A cesta de programas a ser oferecida incluirá iniciativas implementadas em países como China, Índia, Bangladesh e Brasil, entre outros. A China, por exemplo, tirou mais de 800 milhões de pessoas da pobreza desde o fim da década de 1970. O país investiu em infraestrutura rural, subsídios agrícolas, educação e saúde, entre outros. Em Bangladesh, o Banco Grameen é reconhecido por sua inovadora iniciativa de microcrédito, fundamental na luta contra a pobreza. Na Índia, o sistema Aadhar, baseado na identificação biométrica, é exemplo pioneiro no uso de tecnologia para facilitar a inclusão social e financeira da população mais vulnerável, oferecendo um número de identidade único para cada cidadão, permitindo o acesso a serviços governamentais, bancários e de assistência social.

No dia 24 de julho, a iniciativa será lançada numa reunião de chanceleres e ministros da Fazenda e Desenvolvimento Social, com a abertura formal para inscrições de países do G20 e de fora do grupo.
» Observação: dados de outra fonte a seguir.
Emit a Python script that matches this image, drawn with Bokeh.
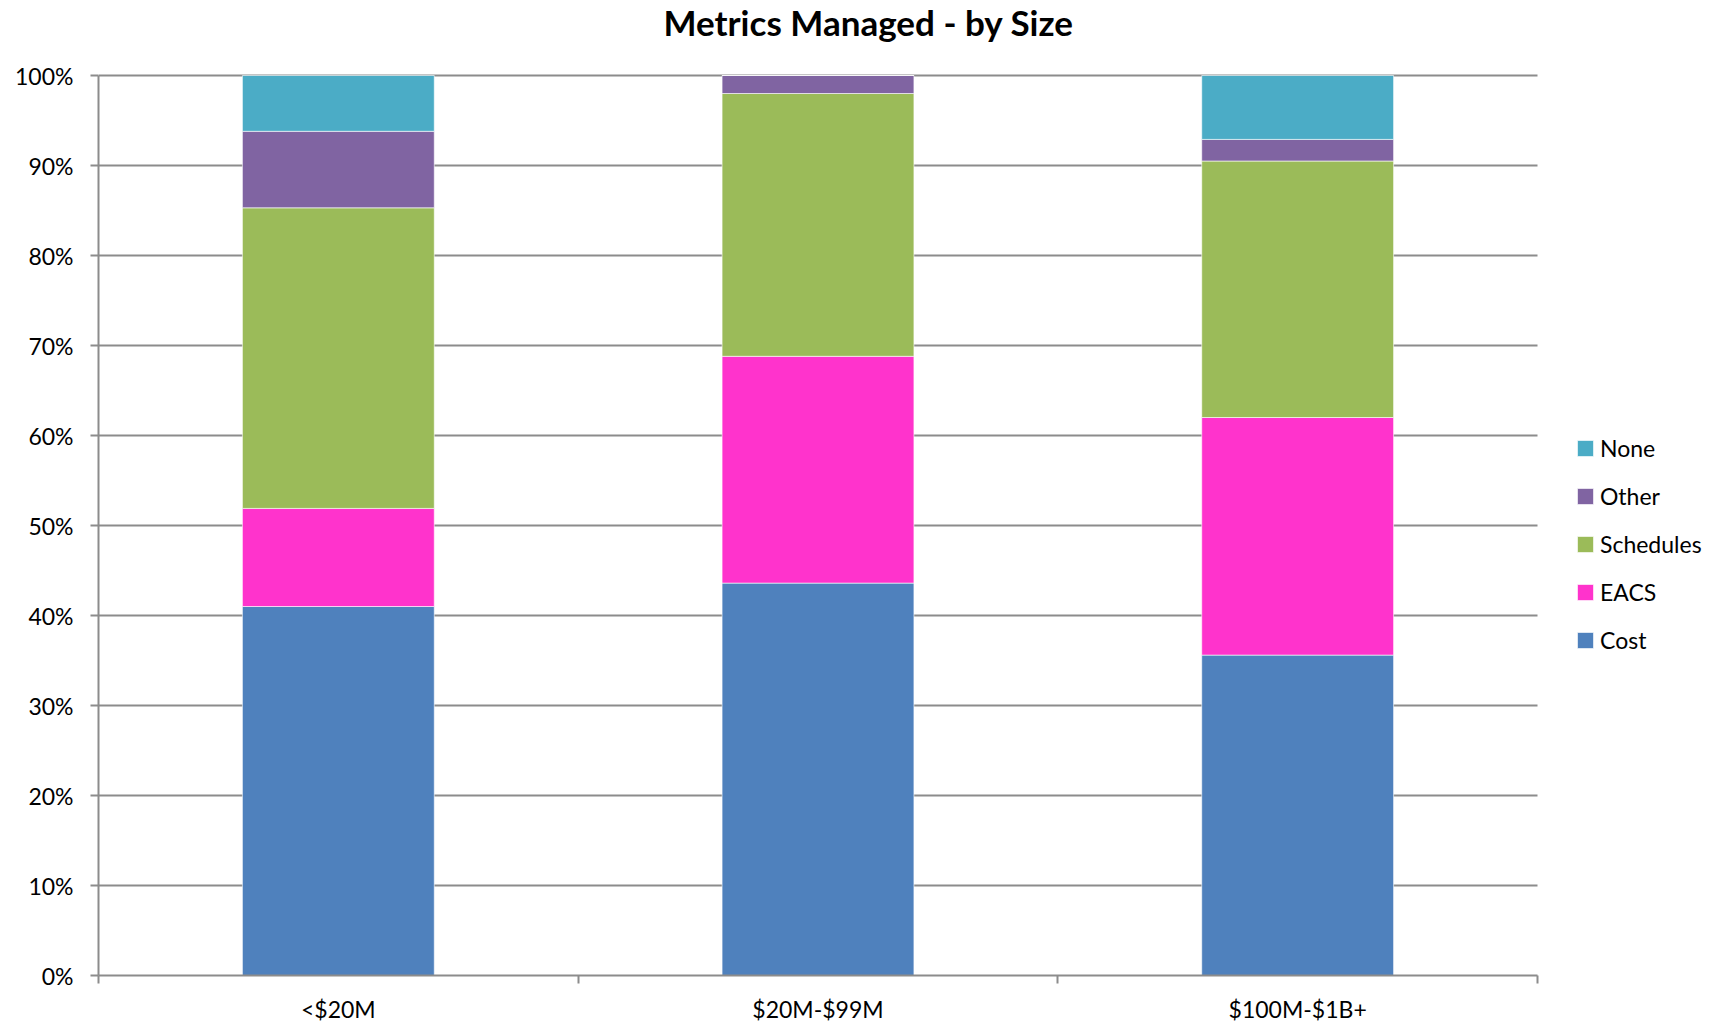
from bokeh.plotting import figure
from bokeh.models import (FixedTicker, NumeralTickFormatter, Legend, LegendItem,
                          Range1d, ColumnDataSource, Grid)
from bokeh.embed import file_html
from bokeh.resources import INLINE

categories = ["<$20M", "$20M-$99M", "$100M-$1B+"]
series = ["Cost", "EACS", "Schedules", "Other", "None"]
cost = [41.0, 43.6, 35.6]
eacs = [10.9, 25.2, 26.4]
schedules = [33.4, 29.2, 28.5]
other = [8.5, 2.0, 2.4]
none = [6.2, 0.0, 7.1]
y_ticks = [0, 0.1, 0.2, 0.3, 0.4, 0.5, 0.6, 0.7, 0.8, 0.9, 1.0]
colors = ["#4F81BD", "#FF33CC", "#9BBB59", "#8064A2", "#4BACC6"]

FONT = "Lato"
GRID = "#8C8C8C"

# layout (pixels)
PLOT_W = 1439      # width of the bar area
PLOT_H = 900       # height of the 0..100% area
FRAME_W = 1618     # frame incl. room for the legend
FRAME_H = 931      # frame incl. a little room above 100%
n = len(categories)
x_end = n * FRAME_W / PLOT_W
y_end = FRAME_H / PLOT_H

xs = [i + 0.5 for i in range(n)]
data = {"x": xs}
for name, vals in zip(series, [cost, eacs, schedules, other, none]):
    data[name] = [v / 100.0 for v in vals]
source = ColumnDataSource(data)

p = figure(frame_width=FRAME_W, frame_height=FRAME_H, output_backend="svg",
           toolbar_location=None,
           x_range=Range1d(0, x_end), y_range=Range1d(0, y_end),
           min_border_left=98, min_border_right=0, min_border_top=0,
           min_border_bottom=49, title="Metrics Managed - by Size")
p.outline_line_color = None
p.background_fill_color = "white"
p.border_fill_color = "white"

p.title.align = "left"
p.title.offset = 565
p.title.vertical_align = "top"
p.title.text_font = FONT
p.title.text_font_size = "35px"
p.title.text_font_style = "bold"
p.title.text_color = "black"
p.title.standoff = 0

renderers = p.vbar_stack(series, x="x", width=0.4, color=colors, source=source,
                         line_color="white", line_width=1, line_alpha=0.6)

# y axis
p.yaxis.ticker = FixedTicker(ticks=y_ticks)
p.yaxis.bounds = (0, 1)
p.yaxis.formatter = NumeralTickFormatter(format="0%")
p.yaxis.axis_line_color = GRID
p.yaxis.axis_line_width = 2
p.yaxis.major_tick_line_color = GRID
p.yaxis.major_tick_line_width = 2
p.yaxis.major_tick_out = 8
p.yaxis.major_tick_in = 0
p.yaxis.minor_tick_line_color = None
p.yaxis.major_label_text_font = FONT
p.yaxis.major_label_text_font_size = "23px"
p.yaxis.major_label_text_color = "black"
p.yaxis.major_label_standoff = 17

# x axis
p.xaxis.ticker = FixedTicker(ticks=xs, minor_ticks=list(range(n + 1)))
p.xaxis.major_label_overrides = {x: c for x, c in zip(xs, categories)}
p.xaxis.bounds = (0, n)
p.xaxis.axis_line_color = GRID
p.xaxis.axis_line_width = 2
p.xaxis.major_tick_line_color = None
p.xaxis.major_tick_out = 0
p.xaxis.major_tick_in = 0
p.xaxis.minor_tick_line_color = GRID
p.xaxis.minor_tick_line_width = 2
p.xaxis.minor_tick_out = 8
p.xaxis.minor_tick_in = 0
p.xaxis.major_label_text_font = FONT
p.xaxis.major_label_text_font_size = "23px"
p.xaxis.major_label_text_color = "black"
p.xaxis.major_label_standoff = 11

p.xgrid.visible = False
if "cross_bounds" in Grid.properties():
    p.ygrid.cross_bounds = (0, n)
    p.ygrid.grid_line_color = GRID
    p.ygrid.grid_line_width = 2
else:
    p.ygrid.visible = False
    g = p.segment(x0=0, x1=n, y0=y_ticks, y1=y_ticks, line_color=GRID, line_width=2)
    g.level = "underlay"

items = [LegendItem(label=s, renderers=[r]) for s, r in zip(series, renderers)][::-1]
legend = Legend(items=items, location=(1477, 321), border_line_color=None,
                background_fill_alpha=0, label_text_font=FONT,
                label_text_font_size="23px", label_text_color="black",
                glyph_width=20, glyph_height=20, label_height=22,
                spacing=20, label_standoff=5, padding=0, margin=0)
p.add_layout(legend, "center")

open("out.html", "w").write(file_html(p, INLINE))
— Hoje há um beco sem saída: os países que mais precisam de recursos são os mais endividados. É uma triste coincidência, que afeta países africanos, latino-americanos e caribenhos — frisa o sherpa brasileiro, que já está conversando com potenciais países doadores, interessados em colaborar com a iniciativa.

Um dos aspectos mais destacados pelos diplomatas brasileiros é a condição de que países beneficiários de recursos — públicos ou privados — se comprometam a aplicar programas incluídos na cesta da aliança. Atualmente, está sendo realizado um estudo para determinar quais são os fundos existentes no mundo para o combate à fome, em paralelo a contatos com eventuais doadores privados. Na visão do ministro do Desenvolvimento brasileiro, o envolvimento do setor privado é crucial.

— Recentemente, 250 dos empresários mais ricos do mundo fizeram um manifestado defendendo serem taxados para contribuir com a redução da desigualdade. É preciso abrir essa agenda — enfatiza Dias.

Recursos da FAO e do Programa Mundial de Alimentos da ONU são dois exemplos de financiamento por organismos internacionais. Há, ainda, fundos do Banco Mundial e do Bando Interamericano de Desenvolvimento (BID) destinados a projetos de infraestrutura ou agricultura, que têm impacto positivo no combate à fome. Com base no estudo em andamento, explica Lyrio, “serão buscadas formas alternativas de financiamento”.

— Trazemos a experiência do Brasil, que superou a fome nos primeiros dois governos de Lula e depois, infelizmente, voltou ao mapa global da fome. É o tema mais consensual da agenda porque, com a atual gravidade da situação, é difícil não querer apoiar uma iniciativa como essa — diz Lyrio.